#### Raw data ####

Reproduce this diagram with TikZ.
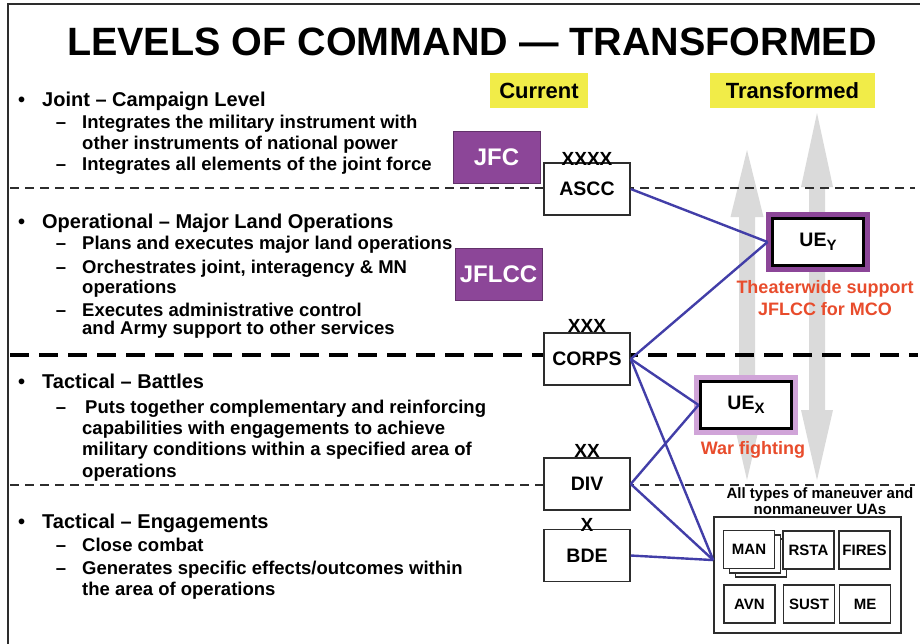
\documentclass[tikz,border=0pt]{standalone}
\usepackage{fontspec}
\setmainfont{Liberation Sans}
\usetikzlibrary{positioning}

\definecolor{jfcpurple}{RGB}{140,70,152}
\definecolor{uexpurple}{RGB}{208,164,216}
\definecolor{tagyellow}{RGB}{241,236,72}
\definecolor{notered}{RGB}{232,76,44}
\definecolor{linkblue}{RGB}{66,62,168}
\definecolor{arrowgrey}{RGB}{218,218,218}
\definecolor{rulegrey}{RGB}{45,45,45}

\tikzset{
  lvlhead/.style={anchor=base west,inner sep=0pt,font=\bfseries\fontsize{20}{24}\selectfont},
  lvlitem/.style={anchor=base west,inner sep=0pt,font=\bfseries\fontsize{18.5}{22}\selectfont},
  tagbox/.style={fill=tagyellow,minimum height=35pt,inner sep=0pt,font=\bfseries\fontsize{22}{26}\selectfont},
  jointbox/.style={fill=jfcpurple,draw=jfcpurple!70!black,line width=.8pt,text=white,minimum width=87pt,minimum height=52pt,inner sep=0pt,font=\bfseries\fontsize{24}{28}\selectfont},
  unitbox/.style={draw=rulegrey,fill=white,line width=1.5pt,minimum width=86pt,minimum height=52pt,inner sep=0pt,font=\bfseries\fontsize{19.5}{23}\selectfont},
  echelon/.style={inner sep=0pt,text depth=0pt,font=\bfseries\fontsize{19}{22}\selectfont},
  uebox/.style={preaction={draw=#1,line width=13.5pt},draw=black,fill=white,line width=3.5pt,minimum width=91pt,minimum height=47pt,inner sep=0pt,outer sep=5pt,font=\bfseries\fontsize{19.5}{23}\selectfont},
  notetext/.style={text=notered,inner sep=0pt,align=center,font=\bfseries\fontsize{18}{22}\selectfont},
  uabox/.style={draw=rulegrey,fill=white,line width=1.3pt,minimum width=51pt,minimum height=38pt,inner sep=0pt,font=\bfseries\fontsize{15}{18}\selectfont},
  link/.style={linkblue,line width=2.4pt},
  thinrule/.style={rulegrey,line width=1.8pt,dash pattern=on 9pt off 6pt},
  thickrule/.style={black,line width=3.6pt,dash pattern=on 19pt off 10pt}
}

\newcommand{\subY}[1]{\raisebox{-4pt}{\fontsize{15}{15}\selectfont #1}}

\begin{document}
\begin{tikzpicture}[x=1pt,y=-1pt]
  \useasboundingbox (0,0) rectangle (920,643);
  \draw[rulegrey,line width=2.5pt] (8,660) -- (8,4) -- (930,4);

  \node (title) [anchor=base,inner sep=0pt,font=\bfseries\fontsize{39.5}{44}\selectfont] at (472,55) {LEVELS OF COMMAND — TRANSFORMED};

  % grey arrows behind the transformed column
  \fill[arrowgrey] (747,150) -- (763.5,217) -- (755,217) -- (755,415) -- (762,415) -- (747,480)
    -- (732,415) -- (739,415) -- (739,217) -- (730.5,217) -- cycle;
  \fill[arrowgrey] (817,113) -- (833,187) -- (825,187) -- (825,410) -- (833,410) -- (817,480)
    -- (801,410) -- (809,410) -- (809,187) -- (801,187) -- cycle;

  % level separators
  \draw[thinrule] (10,188) -- (915,188);
  \draw[thickrule] (10,355) -- (918,355);
  \draw[thinrule] (10,485) -- (915,485);

  % left hand text
  \node (joint) [lvlhead] at (18,106) {\makebox[24pt][l]{•}Joint – Campaign Level};
  \node (joint1) [lvlitem] at (82,128) {\llap{–\hspace{16pt}}Integrates the military instrument with};
  \node (joint1b) [lvlitem] at (82,149) {other instruments of national power};
  \node (joint2) [lvlitem] at (82,170) {\llap{–\hspace{16pt}}Integrates all elements of the joint force};

  \node (oper) [lvlhead] at (18,228) {\makebox[24pt][l]{•}Operational – Major Land Operations};
  \node (oper1) [lvlitem] at (82,249) {\llap{–\hspace{16pt}}Plans and executes major land operations};
  \node (oper2) [lvlitem] at (82,273) {\llap{–\hspace{16pt}}Orchestrates joint, interagency \& MN};
  \node (oper2b) [lvlitem] at (82,293) {operations};
  \node (oper3) [lvlitem] at (82,316) {\llap{–\hspace{16pt}}Executes administrative control};
  \node (oper3b) [lvlitem] at (82,334) {and Army support to other services};

  \node (battle) [lvlhead] at (18,388) {\makebox[24pt][l]{•}Tactical – Battles};
  \node (battle1) [lvlitem] at (85,413) {\llap{–\hspace{19pt}}Puts together complementary and reinforcing};
  \node (battle1b) [lvlitem] at (82,434) {capabilities with engagements to achieve};
  \node (battle1c) [lvlitem] at (82,455) {military conditions within a specified area of};
  \node (battle1d) [lvlitem] at (82,477) {operations};

  \node (engage) [lvlhead] at (18,528) {\makebox[24pt][l]{•}Tactical – Engagements};
  \node (engage1) [lvlitem] at (82,551) {\llap{–\hspace{16pt}}Close combat};
  \node (engage2) [lvlitem] at (82,574) {\llap{–\hspace{16pt}}Generates specific effects/outcomes within};
  \node (engage2b) [lvlitem] at (82,595) {the area of operations};

  % current column
  \node (current) [tagbox,minimum width=98pt] at (539,90.5) {Current};
  \node (jfc) [jointbox] at (496.5,157) {JFC};
  \node (jflcc) [jointbox] at (498.5,274) {JFLCC};
  \node (ascc) [unitbox] at (587,189) {ASCC};
  \node (corps) [unitbox] at (587,359) {CORPS};
  \node (div) [unitbox] at (587,484) {DIV};
  \node (bde) [unitbox] at (587,555.5) {BDE};
  \node (xascc) [echelon,above=-3pt of ascc] {XXXX};
  \node (xcorps) [echelon,above=0pt of corps] {XXX};
  \node (xdiv) [echelon,above=0pt of div] {XX};
  \node (xbde) [echelon,above=-3pt of bde] {X};

  % transformed column
  \node (transf) [tagbox,minimum width=165pt] at (792.5,90.5) {Transformed};
  \node (uey) [uebox=jfcpurple] at (818,242) {UE\subY{Y}};
  \node (uex) [uebox=uexpurple,outer sep=2pt] at (746,405) {UE\subY{X}};
  \node (ueynote) [notetext,anchor=north] at (825,280) {Theaterwide support\\JFLCC for MCO};
  \node (uexnote) [notetext,anchor=base] at (753,454) {War fighting};
  \node (uasnote) [anchor=north,align=center,inner sep=0pt,font=\bfseries\fontsize{15}{16.5}\selectfont] at (820,487) {All types of maneuver and\\nonmaneuver UAs};
  \node (uas) [draw=rulegrey,line width=1.5pt,minimum width=187pt,minimum height=116pt] at (807.5,575) {};
  \node (man2) [uabox] at (761,558) {};
  \node (man1) [uabox] at (755,554) {};
  \node (man) [uabox] at (749,549.5) {MAN};
  \node (rsta) [uabox] at (808.5,550) {RSTA};
  \node (fires) [uabox] at (864.5,550) {FIRES};
  \node (avn) [uabox] at (749.5,604) {AVN};
  \node (sust) [uabox] at (809,604) {SUST};
  \node (me) [uabox] at (865,604) {ME};

  \draw[link] (ascc.east) -- (uey.west);
  \draw[link] (corps.east) -- (uey.west);
  \draw[link] (corps.east) -- (uex.west);
  \draw[link] (corps.east) -- (uas.171);
  \draw[link] (div.east) -- (uex.west);
  \draw[link] (div.east) -- (uas.171);
  \draw[link] (bde.east) -- (uas.171);
\end{tikzpicture}
\end{document}
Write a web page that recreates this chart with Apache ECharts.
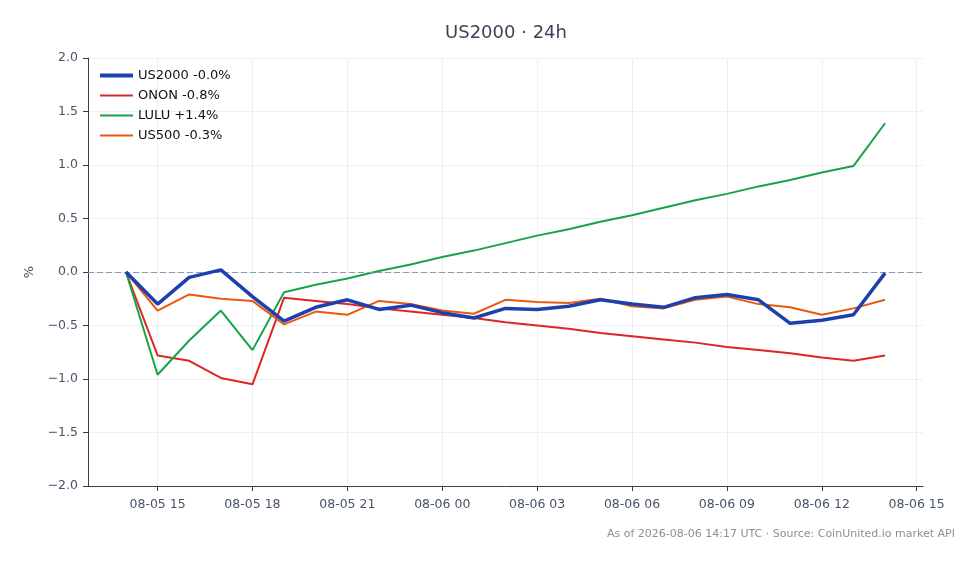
<!DOCTYPE html>
<html>
<head>
<meta charset="utf-8">
<title>US2000 · 24h</title>
<script src="https://cdn.jsdelivr.net/npm/echarts@6/dist/echarts.min.js"></script>
<style>
  html, body { margin: 0; padding: 0; background: #fff; }
  #chart { width: 979px; height: 564px; }
</style>
</head>
<body>
<div id="chart"></div>
<script>
// hourly points, UTC
const times = [
  '2026-08-05T14:00Z', '2026-08-05T15:00Z', '2026-08-05T16:00Z', '2026-08-05T17:00Z',
  '2026-08-05T18:00Z', '2026-08-05T19:00Z', '2026-08-05T20:00Z', '2026-08-05T21:00Z',
  '2026-08-05T22:00Z', '2026-08-05T23:00Z', '2026-08-06T00:00Z', '2026-08-06T01:00Z',
  '2026-08-06T02:00Z', '2026-08-06T03:00Z', '2026-08-06T04:00Z', '2026-08-06T05:00Z',
  '2026-08-06T06:00Z', '2026-08-06T07:00Z', '2026-08-06T08:00Z', '2026-08-06T09:00Z',
  '2026-08-06T10:00Z', '2026-08-06T11:00Z', '2026-08-06T12:00Z', '2026-08-06T13:00Z',
  '2026-08-06T14:00Z'
];

const us2000 = [0, -0.30, -0.05, 0.02, -0.23, -0.46, -0.33, -0.26, -0.35, -0.31, -0.38, -0.43,
  -0.34, -0.35, -0.32, -0.26, -0.30, -0.33, -0.24, -0.21, -0.26, -0.48, -0.45, -0.40, -0.01];
const onon = [0, -0.78, -0.83, -0.99, -1.05, -0.24, -0.27, -0.30, -0.34, -0.37, -0.40, -0.43,
  -0.47, -0.50, -0.53, -0.57, -0.60, -0.63, -0.66, -0.70, -0.73, -0.76, -0.80, -0.83, -0.78];
const lulu = [0, -0.96, -0.64, -0.36, -0.73, -0.19, -0.12, -0.06, 0.01, 0.07, 0.14, 0.20,
  0.27, 0.34, 0.40, 0.47, 0.53, 0.60, 0.67, 0.73, 0.80, 0.86, 0.93, 0.99, 1.39];
const us500 = [0, -0.36, -0.21, -0.25, -0.27, -0.49, -0.37, -0.40, -0.27, -0.30, -0.36, -0.39,
  -0.26, -0.28, -0.29, -0.25, -0.32, -0.34, -0.26, -0.23, -0.30, -0.33, -0.40, -0.34, -0.26];

const names = ['US2000 -0.0%', 'ONON -0.8%', 'LULU +1.4%', 'US500 -0.3%'];
const colors = ['#1e40af', '#dc2626', '#16a34a', '#ea580c'];
const widths = [3.5, 2, 2, 2];

const tickTimes = [
  '2026-08-05T15:00Z', '2026-08-05T18:00Z', '2026-08-05T21:00Z', '2026-08-06T00:00Z',
  '2026-08-06T03:00Z', '2026-08-06T06:00Z', '2026-08-06T09:00Z', '2026-08-06T12:00Z',
  '2026-08-06T15:00Z'
];

const ts = times.map(t => Date.parse(t));
const ticks = tickTimes.map(t => Date.parse(t));
// 5% padding either side, like the original plot
const span = ts[ts.length - 1] - ts[0];
const xMin = ts[0] - span * 0.05;
const xMax = ts[ts.length - 1] + span * 0.05;

const pad = n => String(n).padStart(2, '0');
const fmtTime = v => {
  const d = new Date(v);
  return pad(d.getUTCMonth() + 1) + '-' + pad(d.getUTCDate()) + ' ' + pad(d.getUTCHours());
};
const fmtPct = v => (v < 0 ? '\u2212' : '') + Math.abs(v).toFixed(1);

const axisColor = '#334155';
const labelColor = '#475569';
const gridColor = '#eceff3';
const font = 'DejaVu Sans';

const mkSeries = (name, vals, color, width) => ({
  name: name,
  type: 'line',
  data: vals.map((v, i) => [ts[i], v]),
  symbol: 'none',
  smooth: false,
  lineStyle: { color: color, width: width },
  itemStyle: { color: color },
  z: width > 3 ? 5 : 3
});

const chart = echarts.init(document.getElementById('chart'));
const series = [
  mkSeries(names[0], us2000, colors[0], widths[0]),
  mkSeries(names[1], onon, colors[1], widths[1]),
  mkSeries(names[2], lulu, colors[2], widths[2]),
  mkSeries(names[3], us500, colors[3], widths[3]),
  // zero reference line, kept out of the legend
  {
    name: 'zero',
    type: 'line',
    data: [],
    silent: true,
    z: 1,
    markLine: {
      silent: true,
      symbol: 'none',
      label: { show: false },
      lineStyle: { color: '#8b9ab5', type: [6, 3], width: 1.2, opacity: 1 },
      emphasis: { disabled: true },
      data: [{ yAxis: 0 }]
    }
  }
];

chart.setOption({
  animation: false,
  textStyle: { fontFamily: font },
  title: {
    text: 'US2000 · 24h',
    left: 501,
    textAlign: 'center',
    top: 19,
    textStyle: { fontFamily: font, fontSize: 18, fontWeight: 'normal', color: '#3b4555' }
  },
  legend: {
    orient: 'vertical',
    left: 98,
    top: 69,
    padding: 0,
    itemWidth: 33,
    itemHeight: 14,
    itemGap: 7,
    itemStyle: { opacity: 0 },
    textStyle: { fontFamily: font, fontSize: 13, color: '#111' },
    data: names.map((n, i) => ({ name: n, lineStyle: { width: i === 0 ? 4 : 2.2 } }))
  },
  grid: { left: 88, right: 56, top: 58, bottom: 78, containLabel: false },
  xAxis: {
    type: 'value',
    min: xMin,
    max: xMax,
    scale: true,
    axisLine: { onZero: false, lineStyle: { color: axisColor, width: 1 } },
    axisTick: { show: true, length: 5, customValues: ticks, lineStyle: { color: axisColor } },
    axisLabel: {
      customValues: ticks,
      formatter: v => fmtTime(v),
      color: labelColor,
      fontSize: 12.5,
      margin: 12,
      fontFamily: font
    },
    splitLine: { show: true, lineStyle: { color: gridColor, width: 1 } }
  },
  yAxis: {
    type: 'value',
    min: -2,
    max: 2,
    interval: 0.5,
    name: '%',
    nameLocation: 'middle',
    nameRotate: 90,
    nameGap: 52,
    nameTextStyle: { color: labelColor, fontSize: 13, fontFamily: font },
    axisLine: { show: true, onZero: false, lineStyle: { color: axisColor, width: 1 } },
    axisTick: { show: true, length: 5, lineStyle: { color: axisColor } },
    axisLabel: { formatter: v => fmtPct(v), color: labelColor, fontSize: 12.5, margin: 10, fontFamily: font },
    splitLine: { show: true, lineStyle: { color: gridColor, width: 1 } }
  },
  graphic: [{
    type: 'text',
    right: 24,
    top: 529,
    style: {
      text: 'As of 2026-08-06 14:17 UTC · Source: CoinUnited.io market API',
      fill: '#8a8f98',
      font: '11px "DejaVu Sans"'
    }
  }],
  series: series
});
</script>
</body>
</html>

####

* [Aim of the exercise] Pick out each line containing the string "this" and copy it.

* [Complete answer]
Reproduce this diagram with TikZ.
Write a web page that recreates this chart with Apache ECharts.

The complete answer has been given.